Pakistan election: A charade masquerading as democracy

George Bush has said that he wants to export democracy and here we witness one of his main allies in the war on terror subjecting himself to the democratic process.

As a spectacle of democracy in action, it was stillborn even before it began. Called one by one in alphabetical order yesterday, Pakistan's parliamentarians walked to a screened-off booth, where they marked their ballot papers and then dropped them into a large plastic bin. As General Pervez Musharraf was elected by an overwhelming majority to serve another five years as President, the intended message could not have been clearer: this process is fair, free and transparent. In reality, it was none of these things.

The voting process began at 10am on a hot, breezeless day and concluded five hours later. Shortly after the ballots closed at the National Assembly building in Islamabad and four regional assemblies across the country, it was announced that General Musharraf had secured an overwhelming victory. The Election Commission announced he had won 252 of the 257 votes cast in parliament, and he was poised to win by a similar landslide in all four of the regional assemblies. Inside the National Assembly the general's supporters cheered and waved, as though they had feared the outcome might have been in doubt.

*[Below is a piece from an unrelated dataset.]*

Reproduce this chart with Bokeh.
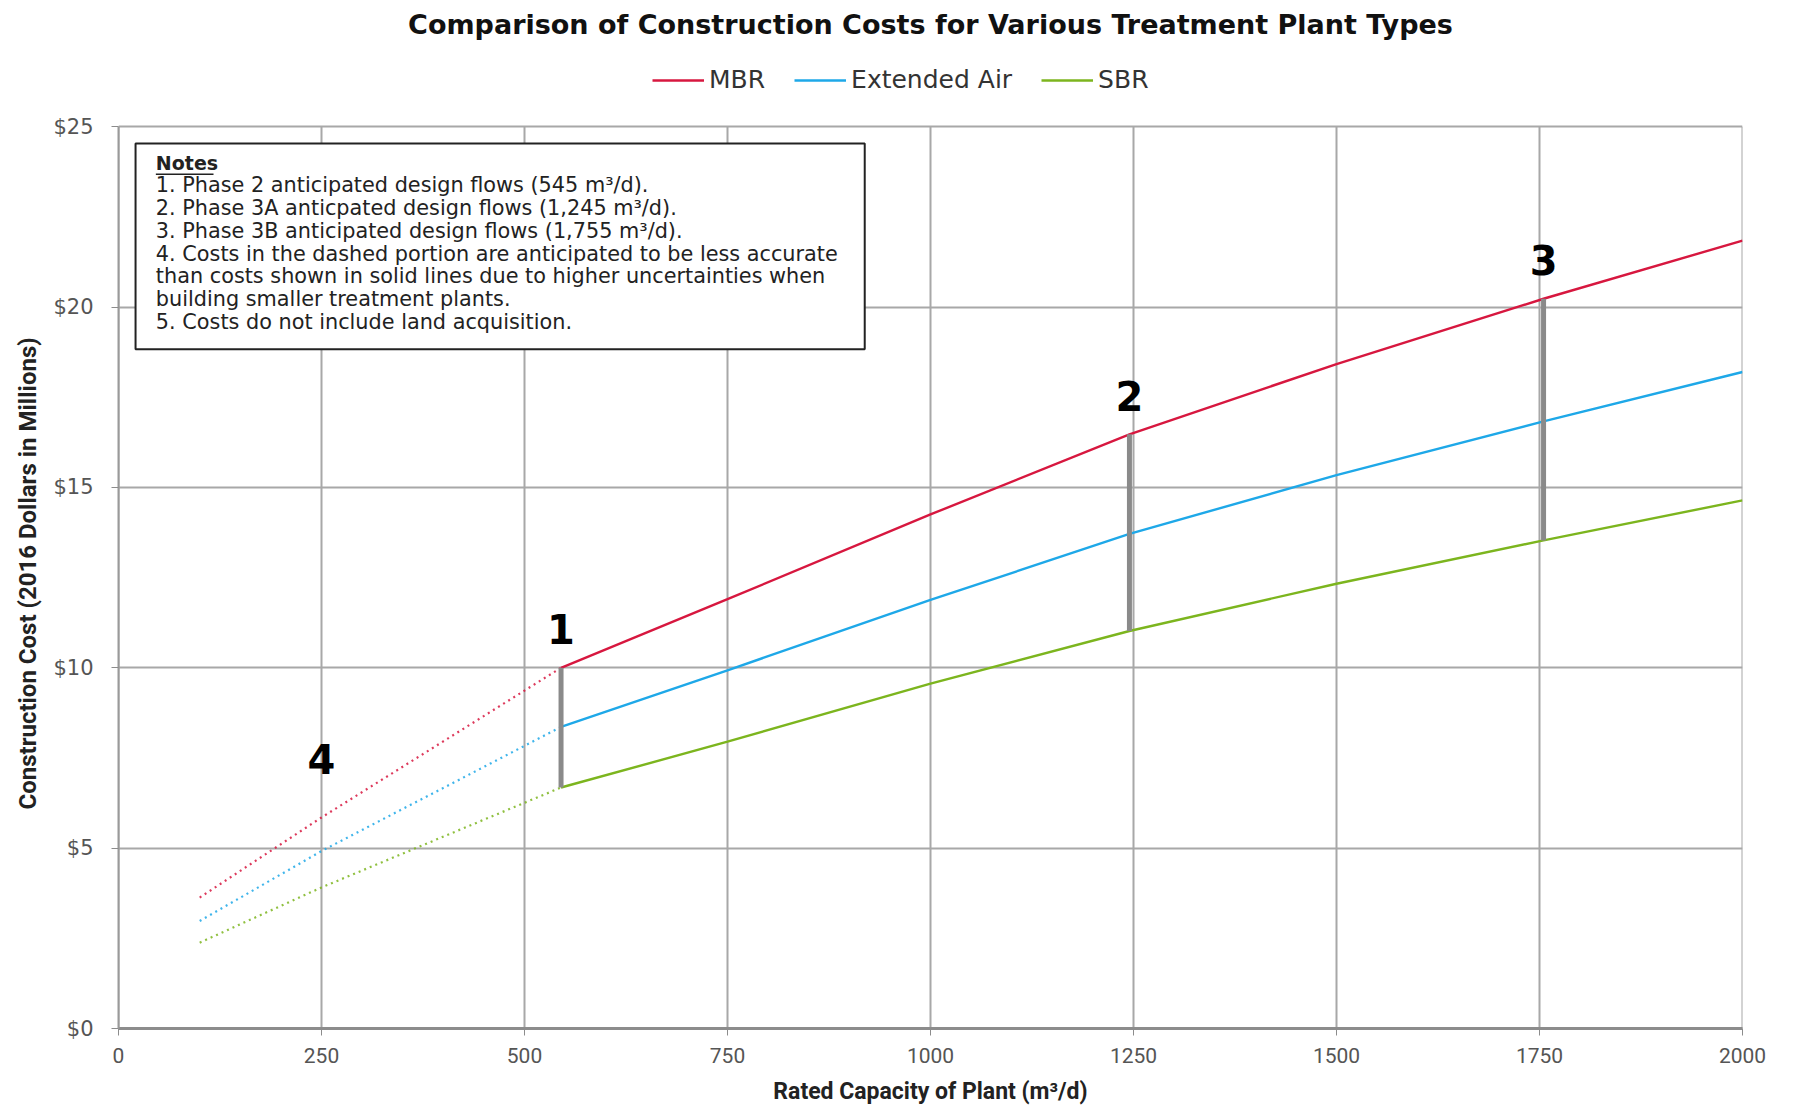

In fact, it was never in question. Ever since the country's Supreme Court nine days ago cleared the way for General Musharraf to run for the presidency while remaining head of the armed forces, it was clear there would be only one winner. Neither the resignation last week of 86 opposition members in protest nor the boycott of the vote yesterday by members of the Pakistan People's Party (PPP) of the former prime minister, Benazir Bhutto was going to change that.

Nor were the military leader's supporters going to be distracted by the Supreme Court, which in an 11th-hour decision allowed the election to proceed, but declared that the result could not be officially validated until it had ruled on yet another legal challenge to General Musharraf's candidacy. "This result shows the people want continuity of policy," said the Prime Minister, Shaukat Aziz. "It's a very good omen that the election was fair and transparent."

Perhaps, if one had recently landed from Mars, one could honestly claim that one had just witnessed a free and fair election, but all of the rest of us know a sham when we see one. But why? Why are Washington and London prepared to allow such an obvious undermining of the democratic ideals that they claim to be wanting to export?

The answer lies in a cave in either North or South Waziristan from where bin Laden recently released a tape in which he declared war on President Pervez Musharraf and urged Pakistanis to rise up in "armed rebellion" against him in revenge for the assault on the Red Mosque in Islamabad.

In recent Pakistani opinion polls bin Laden has been found to be more popular than Musharraf. So what's little George going to do? Allow a proper election in nuclear Pakistan in which bin Laden has called for the overthrow of one of George's main allies in the war on a noun?

It's unthinkable.
I. A. Rahman of the Human Rights Commission of Pakistan said while standing in front of Parliament: “This election is a farce; it is a bid to perpetuate authoritarian rule. All those who are voting and taking part today, they are just trying to prop up an undemocratic regime.”
Of course, it's a farce Mr Rahman. If we have learned anything from the boycotting of Hamas after the elections in the Palestinian Territories it is this: George doesn't believe in elections in which the "wrong" side wins.

So we watch Musharraf romp home with a landslide of 98%, the kind of election result that we used to routinely condemn as evidence of illegality when it was won by the likes of Saddam Hussein.

But this is "our" man. So let's celebrate the beauty that is democracy!